— begin —

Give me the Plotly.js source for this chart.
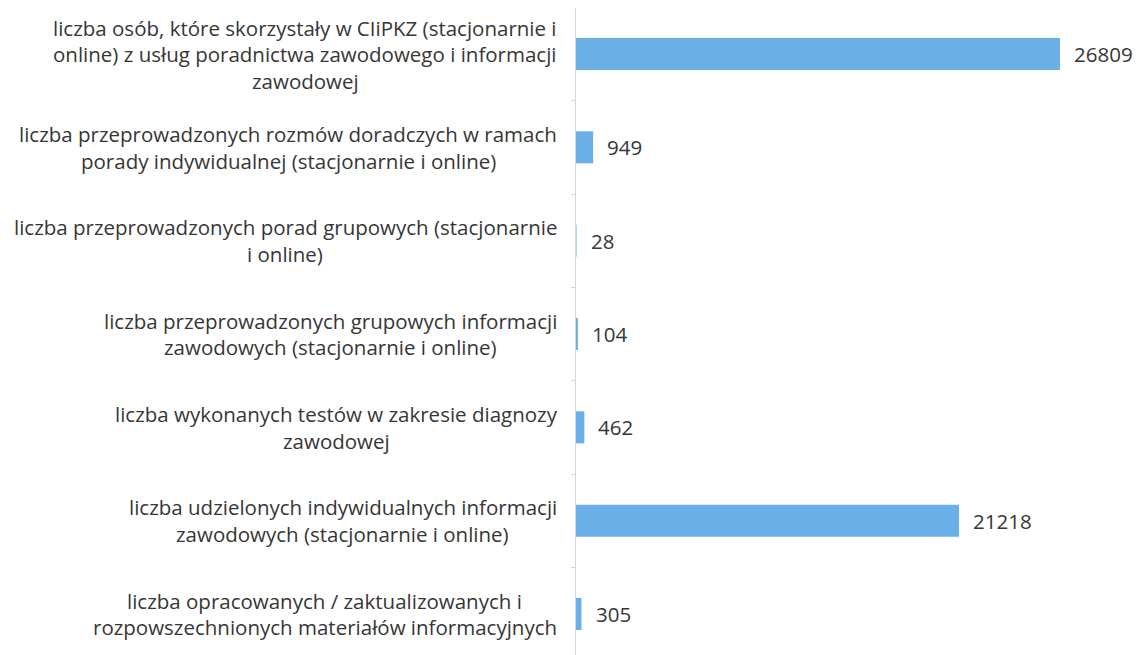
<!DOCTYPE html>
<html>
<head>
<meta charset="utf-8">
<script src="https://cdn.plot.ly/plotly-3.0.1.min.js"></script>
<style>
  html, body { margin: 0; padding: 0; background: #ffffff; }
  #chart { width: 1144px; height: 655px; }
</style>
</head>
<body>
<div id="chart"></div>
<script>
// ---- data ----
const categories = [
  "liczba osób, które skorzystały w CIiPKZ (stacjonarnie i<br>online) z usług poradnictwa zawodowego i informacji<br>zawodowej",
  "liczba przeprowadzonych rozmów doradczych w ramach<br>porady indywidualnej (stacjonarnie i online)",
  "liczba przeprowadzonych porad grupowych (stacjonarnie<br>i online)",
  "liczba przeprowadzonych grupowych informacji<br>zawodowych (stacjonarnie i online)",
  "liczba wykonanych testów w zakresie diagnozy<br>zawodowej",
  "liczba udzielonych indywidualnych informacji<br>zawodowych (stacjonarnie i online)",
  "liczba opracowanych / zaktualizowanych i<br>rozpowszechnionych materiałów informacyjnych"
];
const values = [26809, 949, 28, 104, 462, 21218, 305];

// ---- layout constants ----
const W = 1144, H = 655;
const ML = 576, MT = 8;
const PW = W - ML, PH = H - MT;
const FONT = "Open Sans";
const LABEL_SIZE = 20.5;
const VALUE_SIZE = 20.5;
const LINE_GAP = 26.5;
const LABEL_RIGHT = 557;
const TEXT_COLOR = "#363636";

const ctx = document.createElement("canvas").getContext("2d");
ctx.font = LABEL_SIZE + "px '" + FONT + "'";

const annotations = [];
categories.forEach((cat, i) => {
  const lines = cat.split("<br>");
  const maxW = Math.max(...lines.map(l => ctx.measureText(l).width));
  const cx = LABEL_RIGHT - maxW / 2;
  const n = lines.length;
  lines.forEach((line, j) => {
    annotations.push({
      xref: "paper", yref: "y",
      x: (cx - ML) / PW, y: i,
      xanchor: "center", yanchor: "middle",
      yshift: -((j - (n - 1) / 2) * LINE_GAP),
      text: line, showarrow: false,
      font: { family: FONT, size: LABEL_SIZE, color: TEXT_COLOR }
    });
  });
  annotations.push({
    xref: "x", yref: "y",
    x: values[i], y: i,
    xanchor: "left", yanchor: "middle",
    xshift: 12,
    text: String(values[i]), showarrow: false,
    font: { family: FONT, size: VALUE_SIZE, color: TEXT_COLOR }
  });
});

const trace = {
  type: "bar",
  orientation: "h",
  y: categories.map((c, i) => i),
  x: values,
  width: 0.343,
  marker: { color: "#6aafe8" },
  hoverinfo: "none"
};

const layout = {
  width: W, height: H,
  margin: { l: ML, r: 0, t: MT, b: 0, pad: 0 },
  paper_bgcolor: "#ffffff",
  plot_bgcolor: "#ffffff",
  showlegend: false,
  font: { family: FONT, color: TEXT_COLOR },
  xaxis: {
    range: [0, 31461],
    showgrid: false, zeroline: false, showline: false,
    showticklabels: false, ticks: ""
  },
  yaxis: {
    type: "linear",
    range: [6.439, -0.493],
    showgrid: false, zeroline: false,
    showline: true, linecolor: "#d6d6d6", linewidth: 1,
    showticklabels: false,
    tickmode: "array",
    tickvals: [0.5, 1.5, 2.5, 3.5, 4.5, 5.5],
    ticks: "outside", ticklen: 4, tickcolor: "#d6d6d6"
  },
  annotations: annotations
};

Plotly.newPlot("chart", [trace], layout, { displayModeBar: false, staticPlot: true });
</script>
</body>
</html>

— end —

* _Task goal_: Copy out every line of the listing that contains the string "chart".

* _Result of this exercise_:
Give me the Plotly.js source for this chart.
  #chart { width: 1144px; height: 655px; }
<div id="chart"></div>
Plotly.newPlot("chart", [trace], layout, { displayModeBar: false, staticPlot: true });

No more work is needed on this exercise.